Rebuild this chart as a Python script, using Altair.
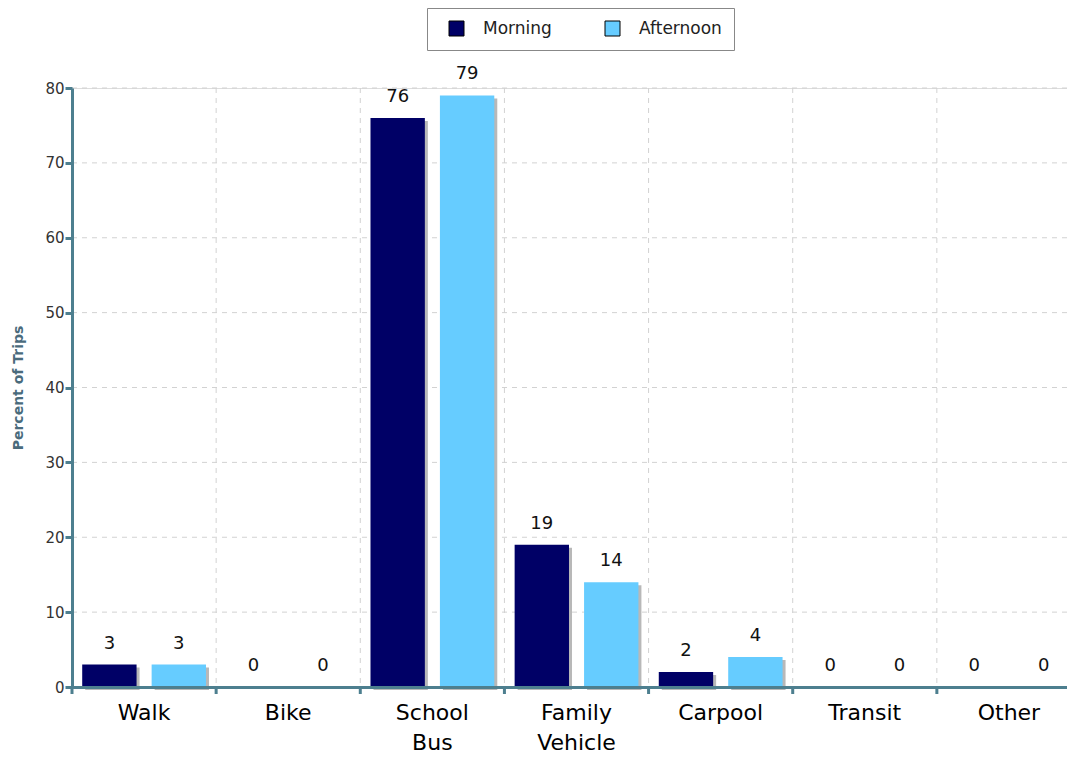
++++++
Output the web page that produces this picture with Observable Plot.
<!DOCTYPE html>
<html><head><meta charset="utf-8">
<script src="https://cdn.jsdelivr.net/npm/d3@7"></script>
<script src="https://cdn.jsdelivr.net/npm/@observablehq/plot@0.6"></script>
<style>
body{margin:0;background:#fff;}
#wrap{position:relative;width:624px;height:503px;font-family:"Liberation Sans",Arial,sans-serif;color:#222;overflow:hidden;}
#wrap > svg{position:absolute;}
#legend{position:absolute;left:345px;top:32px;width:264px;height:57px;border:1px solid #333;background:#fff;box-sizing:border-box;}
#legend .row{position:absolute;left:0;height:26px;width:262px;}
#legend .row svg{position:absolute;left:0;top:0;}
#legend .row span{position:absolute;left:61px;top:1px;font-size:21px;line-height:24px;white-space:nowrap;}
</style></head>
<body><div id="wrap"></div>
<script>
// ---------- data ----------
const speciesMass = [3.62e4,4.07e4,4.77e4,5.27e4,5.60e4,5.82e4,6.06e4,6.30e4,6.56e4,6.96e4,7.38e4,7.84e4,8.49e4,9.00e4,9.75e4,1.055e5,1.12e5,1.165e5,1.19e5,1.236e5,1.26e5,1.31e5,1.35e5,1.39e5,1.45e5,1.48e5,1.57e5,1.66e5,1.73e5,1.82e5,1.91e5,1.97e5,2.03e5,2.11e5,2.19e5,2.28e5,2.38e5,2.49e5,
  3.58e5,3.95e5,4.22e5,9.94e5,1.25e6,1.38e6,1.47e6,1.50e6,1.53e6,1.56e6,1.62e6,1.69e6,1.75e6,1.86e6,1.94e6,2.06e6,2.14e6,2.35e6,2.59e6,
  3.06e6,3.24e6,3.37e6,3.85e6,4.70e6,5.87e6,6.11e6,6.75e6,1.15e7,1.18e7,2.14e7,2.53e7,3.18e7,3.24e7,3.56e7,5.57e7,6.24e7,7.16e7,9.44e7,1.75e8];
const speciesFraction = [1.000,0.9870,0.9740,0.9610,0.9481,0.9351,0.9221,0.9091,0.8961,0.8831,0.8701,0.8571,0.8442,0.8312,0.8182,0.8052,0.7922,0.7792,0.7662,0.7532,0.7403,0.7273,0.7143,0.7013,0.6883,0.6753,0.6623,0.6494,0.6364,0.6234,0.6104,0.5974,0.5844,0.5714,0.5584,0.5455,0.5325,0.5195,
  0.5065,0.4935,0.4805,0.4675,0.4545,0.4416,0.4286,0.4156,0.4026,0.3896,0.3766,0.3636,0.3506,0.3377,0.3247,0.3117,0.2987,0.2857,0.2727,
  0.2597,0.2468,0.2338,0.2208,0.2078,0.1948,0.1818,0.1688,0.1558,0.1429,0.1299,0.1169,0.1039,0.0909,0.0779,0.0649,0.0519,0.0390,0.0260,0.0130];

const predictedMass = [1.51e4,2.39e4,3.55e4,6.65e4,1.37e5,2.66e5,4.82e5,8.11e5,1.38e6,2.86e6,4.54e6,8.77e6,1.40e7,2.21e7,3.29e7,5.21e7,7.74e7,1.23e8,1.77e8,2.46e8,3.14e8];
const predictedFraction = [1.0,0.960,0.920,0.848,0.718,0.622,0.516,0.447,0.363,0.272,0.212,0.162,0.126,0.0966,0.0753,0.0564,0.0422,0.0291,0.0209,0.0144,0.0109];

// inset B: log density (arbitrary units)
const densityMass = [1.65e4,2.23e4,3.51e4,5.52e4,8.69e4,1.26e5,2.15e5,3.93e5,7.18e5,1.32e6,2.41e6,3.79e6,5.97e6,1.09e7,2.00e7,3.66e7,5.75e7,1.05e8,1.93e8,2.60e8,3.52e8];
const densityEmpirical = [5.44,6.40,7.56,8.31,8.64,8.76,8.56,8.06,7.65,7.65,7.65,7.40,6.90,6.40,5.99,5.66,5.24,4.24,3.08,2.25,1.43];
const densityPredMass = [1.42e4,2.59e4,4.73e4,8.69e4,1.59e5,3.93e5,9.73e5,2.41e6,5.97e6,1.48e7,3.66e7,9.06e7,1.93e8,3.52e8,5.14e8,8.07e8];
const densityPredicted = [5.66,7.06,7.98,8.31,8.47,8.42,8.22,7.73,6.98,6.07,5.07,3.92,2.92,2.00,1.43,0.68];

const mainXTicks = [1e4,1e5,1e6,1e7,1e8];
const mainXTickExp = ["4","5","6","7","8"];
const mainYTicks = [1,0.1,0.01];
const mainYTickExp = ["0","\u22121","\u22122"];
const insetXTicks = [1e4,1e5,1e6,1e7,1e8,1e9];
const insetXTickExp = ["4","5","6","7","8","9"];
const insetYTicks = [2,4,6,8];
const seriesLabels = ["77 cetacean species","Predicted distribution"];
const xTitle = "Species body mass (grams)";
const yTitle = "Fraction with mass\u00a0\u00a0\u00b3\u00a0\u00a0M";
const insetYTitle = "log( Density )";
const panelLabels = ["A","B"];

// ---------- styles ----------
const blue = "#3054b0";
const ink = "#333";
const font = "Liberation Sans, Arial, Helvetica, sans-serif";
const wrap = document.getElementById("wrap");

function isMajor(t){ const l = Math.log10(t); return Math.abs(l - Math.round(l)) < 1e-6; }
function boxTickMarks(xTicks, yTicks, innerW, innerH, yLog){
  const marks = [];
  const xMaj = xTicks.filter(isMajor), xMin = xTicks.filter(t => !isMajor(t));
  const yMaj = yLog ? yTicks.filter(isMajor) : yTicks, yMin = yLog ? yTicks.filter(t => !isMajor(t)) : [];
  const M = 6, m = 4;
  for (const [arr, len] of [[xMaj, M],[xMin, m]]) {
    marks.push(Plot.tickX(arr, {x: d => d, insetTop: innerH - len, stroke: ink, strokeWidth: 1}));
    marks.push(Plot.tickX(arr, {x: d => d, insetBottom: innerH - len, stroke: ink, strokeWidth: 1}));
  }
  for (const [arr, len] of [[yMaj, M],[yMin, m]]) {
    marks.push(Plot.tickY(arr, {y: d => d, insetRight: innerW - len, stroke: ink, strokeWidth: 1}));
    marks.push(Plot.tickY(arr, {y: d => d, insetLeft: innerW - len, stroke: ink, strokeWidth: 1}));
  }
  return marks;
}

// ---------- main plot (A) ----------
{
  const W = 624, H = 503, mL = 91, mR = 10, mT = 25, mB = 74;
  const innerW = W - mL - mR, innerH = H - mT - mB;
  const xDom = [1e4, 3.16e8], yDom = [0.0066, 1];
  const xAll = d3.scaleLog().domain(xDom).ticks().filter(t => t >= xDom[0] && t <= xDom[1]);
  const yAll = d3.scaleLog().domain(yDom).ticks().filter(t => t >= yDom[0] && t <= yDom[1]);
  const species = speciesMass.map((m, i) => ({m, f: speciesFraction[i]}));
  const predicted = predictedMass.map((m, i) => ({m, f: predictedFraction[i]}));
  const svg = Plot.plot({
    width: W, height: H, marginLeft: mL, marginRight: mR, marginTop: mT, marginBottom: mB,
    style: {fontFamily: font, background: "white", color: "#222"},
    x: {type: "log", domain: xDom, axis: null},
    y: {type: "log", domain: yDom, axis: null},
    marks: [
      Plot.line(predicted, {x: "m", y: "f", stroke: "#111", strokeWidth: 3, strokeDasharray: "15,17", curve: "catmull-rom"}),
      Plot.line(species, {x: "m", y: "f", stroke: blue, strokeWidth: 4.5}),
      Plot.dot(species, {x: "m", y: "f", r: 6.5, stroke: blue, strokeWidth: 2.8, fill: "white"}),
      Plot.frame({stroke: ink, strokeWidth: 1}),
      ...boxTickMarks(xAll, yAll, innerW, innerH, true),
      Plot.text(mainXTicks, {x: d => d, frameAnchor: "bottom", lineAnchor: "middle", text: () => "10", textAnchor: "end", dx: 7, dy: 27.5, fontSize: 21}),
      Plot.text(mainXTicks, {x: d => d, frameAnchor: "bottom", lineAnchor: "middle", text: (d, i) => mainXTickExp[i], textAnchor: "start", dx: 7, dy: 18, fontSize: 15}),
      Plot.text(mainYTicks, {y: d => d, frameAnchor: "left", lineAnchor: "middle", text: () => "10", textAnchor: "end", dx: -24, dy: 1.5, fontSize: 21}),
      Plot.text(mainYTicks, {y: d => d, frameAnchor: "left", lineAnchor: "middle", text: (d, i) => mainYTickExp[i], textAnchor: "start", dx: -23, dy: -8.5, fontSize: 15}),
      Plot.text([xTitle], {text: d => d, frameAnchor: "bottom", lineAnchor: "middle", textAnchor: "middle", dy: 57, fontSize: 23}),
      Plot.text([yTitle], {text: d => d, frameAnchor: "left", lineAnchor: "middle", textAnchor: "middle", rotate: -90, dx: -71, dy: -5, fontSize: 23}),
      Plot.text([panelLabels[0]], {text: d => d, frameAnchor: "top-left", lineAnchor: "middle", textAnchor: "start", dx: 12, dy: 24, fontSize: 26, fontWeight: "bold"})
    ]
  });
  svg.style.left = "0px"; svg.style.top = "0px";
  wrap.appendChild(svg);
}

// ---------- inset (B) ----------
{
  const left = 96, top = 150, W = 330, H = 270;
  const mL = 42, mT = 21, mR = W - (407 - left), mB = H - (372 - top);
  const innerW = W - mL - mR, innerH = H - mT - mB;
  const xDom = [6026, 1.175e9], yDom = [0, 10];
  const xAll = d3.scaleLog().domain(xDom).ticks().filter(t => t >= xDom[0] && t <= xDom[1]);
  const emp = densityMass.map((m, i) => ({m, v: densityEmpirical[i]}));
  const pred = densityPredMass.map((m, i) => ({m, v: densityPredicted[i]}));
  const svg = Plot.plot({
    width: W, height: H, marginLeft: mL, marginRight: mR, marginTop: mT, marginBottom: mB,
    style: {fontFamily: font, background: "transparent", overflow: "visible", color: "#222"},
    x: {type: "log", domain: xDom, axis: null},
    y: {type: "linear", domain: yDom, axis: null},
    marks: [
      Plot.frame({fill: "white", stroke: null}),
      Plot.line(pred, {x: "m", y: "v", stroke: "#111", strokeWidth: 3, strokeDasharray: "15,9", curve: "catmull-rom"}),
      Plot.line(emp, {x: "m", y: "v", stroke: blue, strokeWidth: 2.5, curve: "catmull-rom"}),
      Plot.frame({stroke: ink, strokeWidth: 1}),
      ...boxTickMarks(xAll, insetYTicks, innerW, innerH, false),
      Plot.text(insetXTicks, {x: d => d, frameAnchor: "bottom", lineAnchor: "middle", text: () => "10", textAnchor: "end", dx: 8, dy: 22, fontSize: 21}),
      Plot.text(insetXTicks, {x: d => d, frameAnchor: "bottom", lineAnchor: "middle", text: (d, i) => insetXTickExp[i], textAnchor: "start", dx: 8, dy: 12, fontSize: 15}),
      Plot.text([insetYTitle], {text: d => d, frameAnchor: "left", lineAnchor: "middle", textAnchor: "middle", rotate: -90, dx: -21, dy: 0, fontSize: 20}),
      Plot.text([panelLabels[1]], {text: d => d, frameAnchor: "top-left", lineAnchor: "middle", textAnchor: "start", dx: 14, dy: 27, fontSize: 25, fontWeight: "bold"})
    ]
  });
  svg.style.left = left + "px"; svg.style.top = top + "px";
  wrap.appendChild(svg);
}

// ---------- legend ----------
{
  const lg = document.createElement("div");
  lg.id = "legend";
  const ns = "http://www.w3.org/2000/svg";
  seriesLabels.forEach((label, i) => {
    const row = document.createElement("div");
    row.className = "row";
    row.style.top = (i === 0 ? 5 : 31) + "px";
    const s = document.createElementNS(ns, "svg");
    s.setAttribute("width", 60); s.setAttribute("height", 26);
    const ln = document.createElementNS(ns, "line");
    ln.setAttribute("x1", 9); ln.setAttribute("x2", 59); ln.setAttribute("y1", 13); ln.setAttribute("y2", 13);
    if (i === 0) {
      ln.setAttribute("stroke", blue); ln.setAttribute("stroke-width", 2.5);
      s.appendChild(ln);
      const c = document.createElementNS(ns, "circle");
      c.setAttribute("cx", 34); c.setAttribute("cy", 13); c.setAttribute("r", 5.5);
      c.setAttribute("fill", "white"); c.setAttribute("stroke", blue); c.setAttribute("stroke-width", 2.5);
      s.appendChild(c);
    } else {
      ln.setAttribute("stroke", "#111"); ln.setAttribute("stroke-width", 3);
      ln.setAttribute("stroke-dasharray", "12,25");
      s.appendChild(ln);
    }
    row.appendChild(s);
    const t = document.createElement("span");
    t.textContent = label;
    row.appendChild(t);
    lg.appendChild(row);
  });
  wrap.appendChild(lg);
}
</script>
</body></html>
++++++
**PROMPT:** Extract, from the listing above, every line where the string "this" occurs.

**EXERCISE SOLUTION:**
Rebuild this chart as a Python script, using Altair.
Output the web page that produces this picture with Observable Plot.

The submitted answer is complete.